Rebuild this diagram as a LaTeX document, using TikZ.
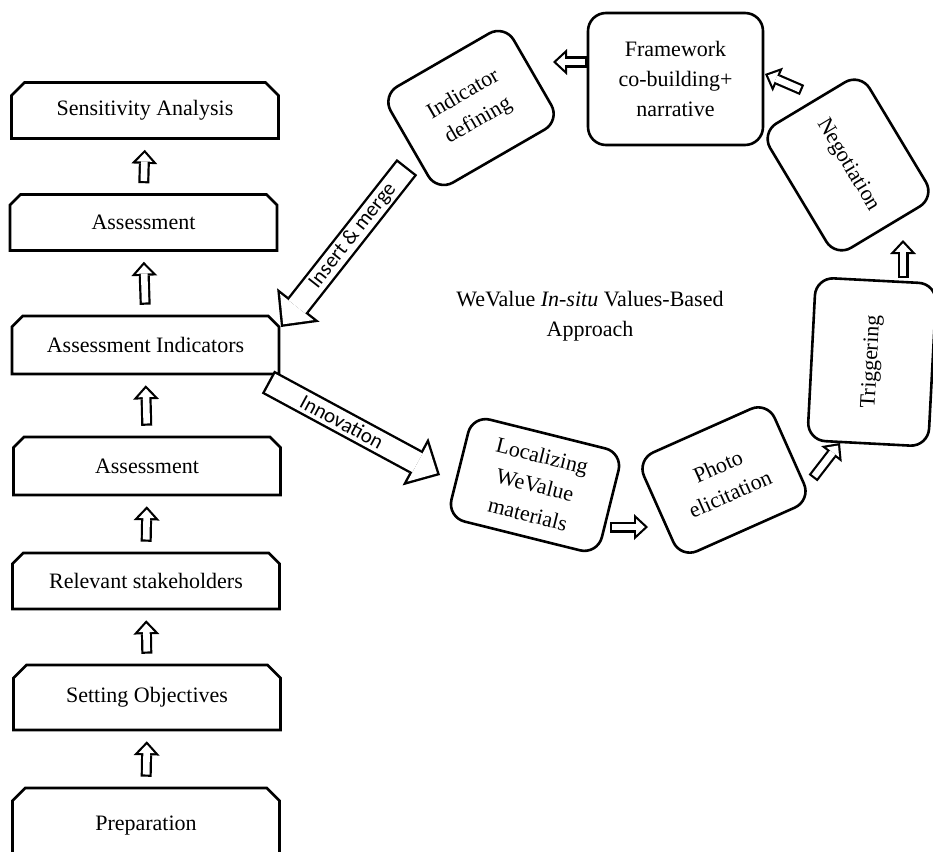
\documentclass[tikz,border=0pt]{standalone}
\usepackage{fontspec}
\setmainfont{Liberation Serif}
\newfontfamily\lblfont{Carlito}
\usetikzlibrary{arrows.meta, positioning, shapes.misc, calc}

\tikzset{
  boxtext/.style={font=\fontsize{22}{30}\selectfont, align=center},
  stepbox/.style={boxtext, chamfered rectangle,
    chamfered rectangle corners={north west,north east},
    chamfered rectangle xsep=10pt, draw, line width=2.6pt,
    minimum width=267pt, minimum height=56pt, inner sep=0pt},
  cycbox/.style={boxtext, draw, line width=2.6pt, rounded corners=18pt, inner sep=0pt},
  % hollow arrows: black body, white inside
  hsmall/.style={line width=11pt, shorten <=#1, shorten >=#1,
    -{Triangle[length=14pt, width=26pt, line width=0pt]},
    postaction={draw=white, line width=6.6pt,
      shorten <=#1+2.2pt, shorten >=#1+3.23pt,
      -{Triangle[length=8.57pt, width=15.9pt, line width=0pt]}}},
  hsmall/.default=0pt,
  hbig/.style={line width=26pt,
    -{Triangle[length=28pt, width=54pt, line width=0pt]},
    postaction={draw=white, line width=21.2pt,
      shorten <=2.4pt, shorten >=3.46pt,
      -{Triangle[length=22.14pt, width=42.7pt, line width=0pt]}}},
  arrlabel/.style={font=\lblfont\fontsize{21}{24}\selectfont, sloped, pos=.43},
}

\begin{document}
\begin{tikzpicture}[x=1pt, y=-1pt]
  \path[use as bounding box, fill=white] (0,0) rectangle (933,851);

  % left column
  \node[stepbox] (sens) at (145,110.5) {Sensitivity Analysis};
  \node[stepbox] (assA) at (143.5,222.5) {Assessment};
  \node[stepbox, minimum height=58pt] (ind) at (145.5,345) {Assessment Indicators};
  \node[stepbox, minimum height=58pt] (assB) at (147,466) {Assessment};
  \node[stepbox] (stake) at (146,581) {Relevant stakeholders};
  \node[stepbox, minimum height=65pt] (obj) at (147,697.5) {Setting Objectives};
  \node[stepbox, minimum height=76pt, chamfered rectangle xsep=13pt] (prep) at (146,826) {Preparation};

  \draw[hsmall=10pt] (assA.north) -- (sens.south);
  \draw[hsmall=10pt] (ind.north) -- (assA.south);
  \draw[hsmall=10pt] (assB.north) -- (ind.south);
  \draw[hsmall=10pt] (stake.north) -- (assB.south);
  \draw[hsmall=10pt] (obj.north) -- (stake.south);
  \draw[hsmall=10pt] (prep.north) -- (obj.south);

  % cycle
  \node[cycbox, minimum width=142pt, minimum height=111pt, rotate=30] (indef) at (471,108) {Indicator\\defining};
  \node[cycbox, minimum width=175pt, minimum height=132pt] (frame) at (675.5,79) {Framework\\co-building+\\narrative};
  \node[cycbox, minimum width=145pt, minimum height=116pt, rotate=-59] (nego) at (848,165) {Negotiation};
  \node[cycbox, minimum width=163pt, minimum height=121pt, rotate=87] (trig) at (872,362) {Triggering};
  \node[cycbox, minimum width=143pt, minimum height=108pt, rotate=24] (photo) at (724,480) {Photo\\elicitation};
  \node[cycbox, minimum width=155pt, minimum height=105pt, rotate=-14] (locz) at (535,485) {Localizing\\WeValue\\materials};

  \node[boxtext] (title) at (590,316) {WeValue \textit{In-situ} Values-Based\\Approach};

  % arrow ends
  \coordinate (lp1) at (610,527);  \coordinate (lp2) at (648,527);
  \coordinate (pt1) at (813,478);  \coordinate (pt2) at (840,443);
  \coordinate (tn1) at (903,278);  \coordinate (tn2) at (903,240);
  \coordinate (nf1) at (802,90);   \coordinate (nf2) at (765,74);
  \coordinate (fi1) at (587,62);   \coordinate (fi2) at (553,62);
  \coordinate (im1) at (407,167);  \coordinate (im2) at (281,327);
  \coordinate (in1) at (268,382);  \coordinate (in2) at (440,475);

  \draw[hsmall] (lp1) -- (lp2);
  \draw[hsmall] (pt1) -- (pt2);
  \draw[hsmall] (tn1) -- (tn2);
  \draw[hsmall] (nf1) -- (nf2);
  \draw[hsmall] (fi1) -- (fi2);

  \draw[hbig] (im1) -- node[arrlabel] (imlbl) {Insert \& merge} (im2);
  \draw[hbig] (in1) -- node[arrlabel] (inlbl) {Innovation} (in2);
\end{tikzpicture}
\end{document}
• • •
[Do this] Return all of the data exactly as written, and drop the pictures.

[Complete response]
Rebuild this diagram as a LaTeX document, using TikZ.
\documentclass[tikz,border=0pt]{standalone}
\usepackage{fontspec}
\setmainfont{Liberation Serif}
\newfontfamily\lblfont{Carlito}
\usetikzlibrary{arrows.meta, positioning, shapes.misc, calc}

\tikzset{
  boxtext/.style={font=\fontsize{22}{30}\selectfont, align=center},
  stepbox/.style={boxtext, chamfered rectangle,
    chamfered rectangle corners={north west,north east},
    chamfered rectangle xsep=10pt, draw, line width=2.6pt,
    minimum width=267pt, minimum height=56pt, inner sep=0pt},
  cycbox/.style={boxtext, draw, line width=2.6pt, rounded corners=18pt, inner sep=0pt},
  % hollow arrows: black body, white inside
  hsmall/.style={line width=11pt, shorten <=#1, shorten >=#1,
    -{Triangle[length=14pt, width=26pt, line width=0pt]},
    postaction={draw=white, line width=6.6pt,
      shorten <=#1+2.2pt, shorten >=#1+3.23pt,
      -{Triangle[length=8.57pt, width=15.9pt, line width=0pt]}}},
  hsmall/.default=0pt,
  hbig/.style={line width=26pt,
    -{Triangle[length=28pt, width=54pt, line width=0pt]},
    postaction={draw=white, line width=21.2pt,
      shorten <=2.4pt, shorten >=3.46pt,
      -{Triangle[length=22.14pt, width=42.7pt, line width=0pt]}}},
  arrlabel/.style={font=\lblfont\fontsize{21}{24}\selectfont, sloped, pos=.43},
}

\begin{document}
\begin{tikzpicture}[x=1pt, y=-1pt]
  \path[use as bounding box, fill=white] (0,0) rectangle (933,851);

  % left column
  \node[stepbox] (sens) at (145,110.5) {Sensitivity Analysis};
  \node[stepbox] (assA) at (143.5,222.5) {Assessment};
  \node[stepbox, minimum height=58pt] (ind) at (145.5,345) {Assessment Indicators};
  \node[stepbox, minimum height=58pt] (assB) at (147,466) {Assessment};
  \node[stepbox] (stake) at (146,581) {Relevant stakeholders};
  \node[stepbox, minimum height=65pt] (obj) at (147,697.5) {Setting Objectives};
  \node[stepbox, minimum height=76pt, chamfered rectangle xsep=13pt] (prep) at (146,826) {Preparation};

  \draw[hsmall=10pt] (assA.north) -- (sens.south);
  \draw[hsmall=10pt] (ind.north) -- (assA.south);
  \draw[hsmall=10pt] (assB.north) -- (ind.south);
  \draw[hsmall=10pt] (stake.north) -- (assB.south);
  \draw[hsmall=10pt] (obj.north) -- (stake.south);
  \draw[hsmall=10pt] (prep.north) -- (obj.south);

  % cycle
  \node[cycbox, minimum width=142pt, minimum height=111pt, rotate=30] (indef) at (471,108) {Indicator\\defining};
  \node[cycbox, minimum width=175pt, minimum height=132pt] (frame) at (675.5,79) {Framework\\co-building+\\narrative};
  \node[cycbox, minimum width=145pt, minimum height=116pt, rotate=-59] (nego) at (848,165) {Negotiation};
  \node[cycbox, minimum width=163pt, minimum height=121pt, rotate=87] (trig) at (872,362) {Triggering};
  \node[cycbox, minimum width=143pt, minimum height=108pt, rotate=24] (photo) at (724,480) {Photo\\elicitation};
  \node[cycbox, minimum width=155pt, minimum height=105pt, rotate=-14] (locz) at (535,485) {Localizing\\WeValue\\materials};

  \node[boxtext] (title) at (590,316) {WeValue \textit{In-situ} Values-Based\\Approach};

  % arrow ends
  \coordinate (lp1) at (610,527);  \coordinate (lp2) at (648,527);
  \coordinate (pt1) at (813,478);  \coordinate (pt2) at (840,443);
  \coordinate (tn1) at (903,278);  \coordinate (tn2) at (903,240);
  \coordinate (nf1) at (802,90);   \coordinate (nf2) at (765,74);
  \coordinate (fi1) at (587,62);   \coordinate (fi2) at (553,62);
  \coordinate (im1) at (407,167);  \coordinate (im2) at (281,327);
  \coordinate (in1) at (268,382);  \coordinate (in2) at (440,475);

  \draw[hsmall] (lp1) -- (lp2);
  \draw[hsmall] (pt1) -- (pt2);
  \draw[hsmall] (tn1) -- (tn2);
  \draw[hsmall] (nf1) -- (nf2);
  \draw[hsmall] (fi1) -- (fi2);

  \draw[hbig] (im1) -- node[arrlabel] (imlbl) {Insert \& merge} (im2);
  \draw[hbig] (in1) -- node[arrlabel] (inlbl) {Innovation} (in2);
\end{tikzpicture}
\end{document}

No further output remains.